Tapi, jangan khawatir…
Aku tidak menginginkan semua
terulang kembali, aku sadar jalan kita berbeda, aku sadar tujuan kita tak sama,
biarkan kini aku menyimpannya sendiri, menyimpan semua keterlambatan ini,
menyimpan rapat-rapat, karena seperti yang pernah kukatakan, kadang yang
terlalu dalam sulit untuk mendapat penjelasan.
Teruntuk kamu penggalan kisah
masalaluku…
Berbahagialah kamu sekarang,
walau bukan aku yang menjadi bahagiamu, dan celakanya terkadang aku mengeluh
untuk itu. Seperti yang sering kukatakan, walau tidak secara langsung tapi
berharap kamu membacanya. Aku hanya ingin memperbaiki semua, bukan untuk
mengulang semua keterlambatan ini, tapi aku hanya ingin mengakhirinya dengan
lebih manis, mengakhirinya dengan kata maaf yang sempat tersampaikan.
Teruntuk kamu penggalan kisah
masalalu ku…
Kuharap sudi kiranya membaca
keterlambatan ini, kuharap kau mampu menerima alasanku saat itu, walaupun tetap
aku yang salah. Kiranya kau mau sedikit mencungkil kisah lalu itu.
“Aku ngga baik-baik aja dengan
keterlambatan ini.
Terlalu banyak ‘tapi’ yang sulit
dijelaskan.
Bahkan untuk menatapmu langsung,
aku rasa itu mustahil.
Maafkan aku yang pernah
membuatmu seperti mencintai angin, yang hanya dapat kau rasakan tanpa pernah
dapat kau peluk, kau miliki dan kau pastikan kehadirannya.
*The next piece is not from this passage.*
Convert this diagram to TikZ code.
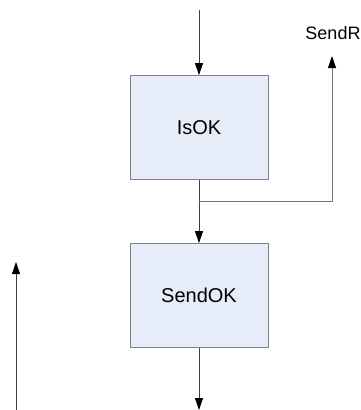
\documentclass[tikz,border=0pt]{standalone}
\usepackage{fontspec}
\setmainfont{Liberation Sans}
\usetikzlibrary{arrows.meta}
\begin{document}
\begin{tikzpicture}[x=1pt,y=-1pt,
  block/.style={draw=black!50,fill={rgb,255:red,230;green,236;blue,248},
    minimum width=138pt,minimum height=104pt,inner sep=0pt,line width=0.8pt,
    font=\fontsize{20}{24}\selectfont},
  flow/.style={draw=black!75,line width=0.8pt,-{Triangle[length=12pt,width=8pt,color=black]}},
  tap/.style={draw=black!55,line width=0.8pt,-{Triangle[length=12pt,width=8pt,color=black]}}]
  \useasboundingbox (0,0) rectangle (360,410);
  \node[block] (isok) at (199,127.5) {IsOK};
  \node[block] (sendok) at (199,295.5) {SendOK};
  \node[font=\fontsize{18}{22}\selectfont,inner sep=0pt] (sendr) at (333,33) {SendR};
  \coordinate (in) at (199,10);
  \coordinate (split) at (199,201);
  \coordinate (corner) at (332,201);
  \coordinate (rtip) at (332,56);
  \coordinate (out) at (199,410);
  \coordinate (lbase) at (16,410);
  \coordinate (ltip) at (16,262);
  \draw[flow] (in) -- (isok.north);
  \draw[flow] (isok.south) -- (sendok.north);
  \draw[tap] (split) -- (corner) -- (rtip);
  \draw[flow] (sendok.south) -- (out);
  \draw[flow] (lbase) -- (ltip);
\end{tikzpicture}
\end{document}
Aku yang hanya bisa selangkah
dibelakangmu.
Tanpa berani menyebut namamu
seperti yang sering kusebut dalam percakapanku dengan-Nya.
Naif memang, tapi biarlah
kuperjelas sekali lagi.
Semuanya terhenti oleh ‘tapi
yang menjadi-jadi’.
Dan terimakasih banyak kepada
salah satu penulis yang selalu kunikmati karyanya. Karena sayembara ini, aku
mempunyai tempat untuk mencurahkan semua keterlambatan ini yang entah sampai
kapan bisa tersampaikan jika harus secara langsung. Terimakasih.
Dari,
Penggalan Kisah Masalalu mu
Eka
Julia Risky
Surat ini di ikutsertakan lomba #SuratUntukRuth novel oleh Bernard Batubara.